Il est également intéressant de noter que la cession des droits de propriété et de justice de l’abbaye à Jacques de Tongres n’implique pas de rupture avec la principauté de Liège: le nouveau seigneur de Plainevaux est toujours sous la « souveraineté » du prince-évêque de Liège et de ses cours de justice installées à Liège.
Un événement témoigne de cette continuité institutionnelle: en 1316, Jacques de Tongres décide de devenir le vassal du duc de Brabant Jean III: la Seigneurie de Plainevaux devient donc un fief du duché de Brabant, au XIVe siècle, et des Pays-Bas, au XVe siècle, après l’unification réalisée par les Bourguignons et les Habsbourg. L’inféodation de la Seigneurie de Plainevaux ne concerne pas cependant les droits de justice et les droits de souveraineté: cela signifie que le prince-évêque reste le souverain du Seigneur de Plainevaux, même si ce dernier s’est déclaré le vassal du duc de Brabant. Le territoire de Plainevaux, Strivay continuera jusqu’à la fin de l’Ancien Régime à présenter cette double appartenance institutionnelle: liégeoise et brabançonne.
Marc LORNEAU.
1 Dîmes: du latin « decima »= dixième de la récolte.
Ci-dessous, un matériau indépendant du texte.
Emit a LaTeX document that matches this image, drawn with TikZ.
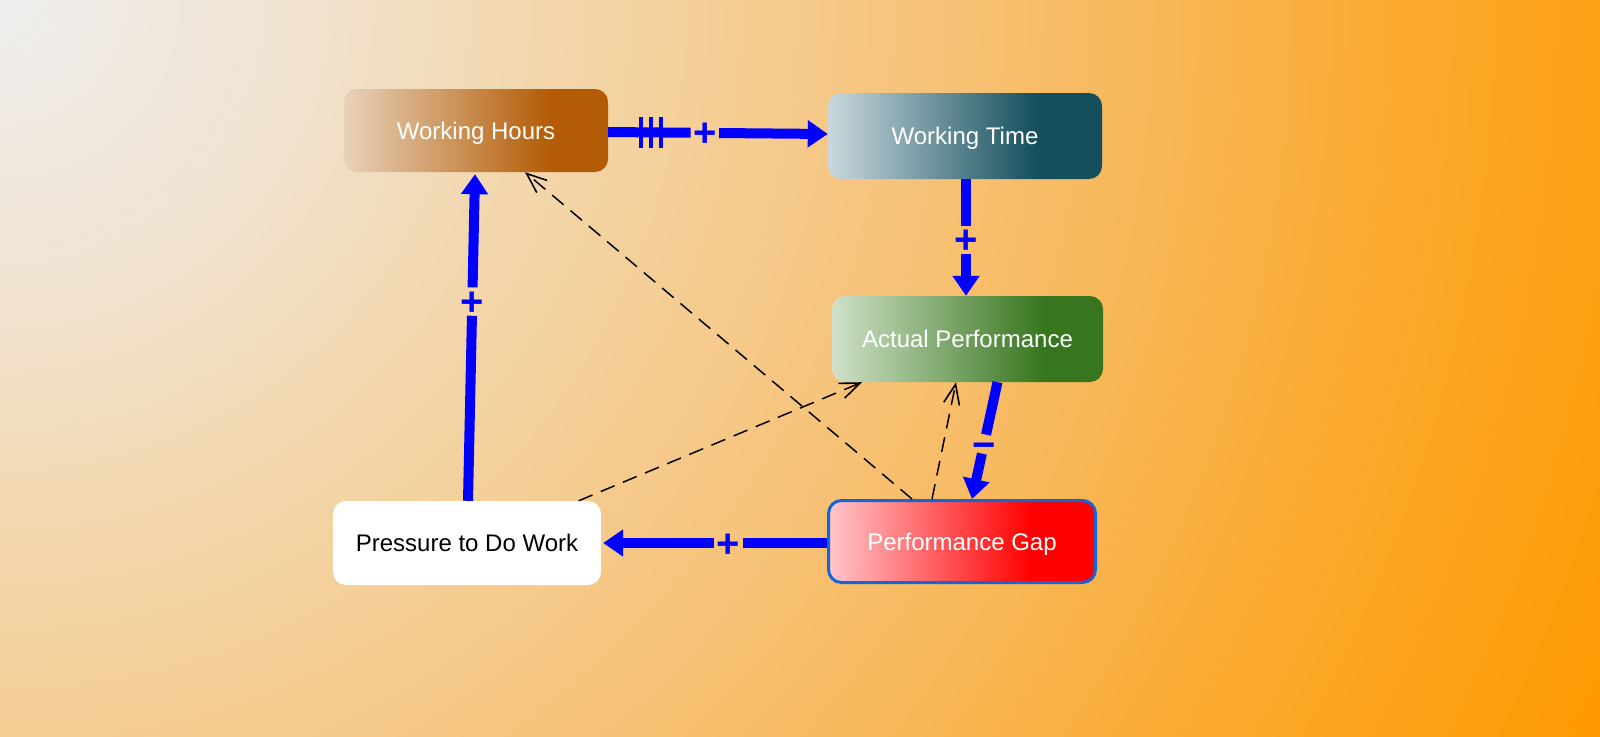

On distingue la grosse dîme perçue sur les grains (orge, seigle, épeautre, avoine) de la menue dîme perçue sur le foin, le bétail et la volaille.
2 Droits d’usage: droit de vaine pâture du bétail et droit d’afforçage (récolte du bois de chauffage et de construction).
3 A titre de comparaison, les revenus de la collégiale saint-Paul s’élèvent à 3547 muids.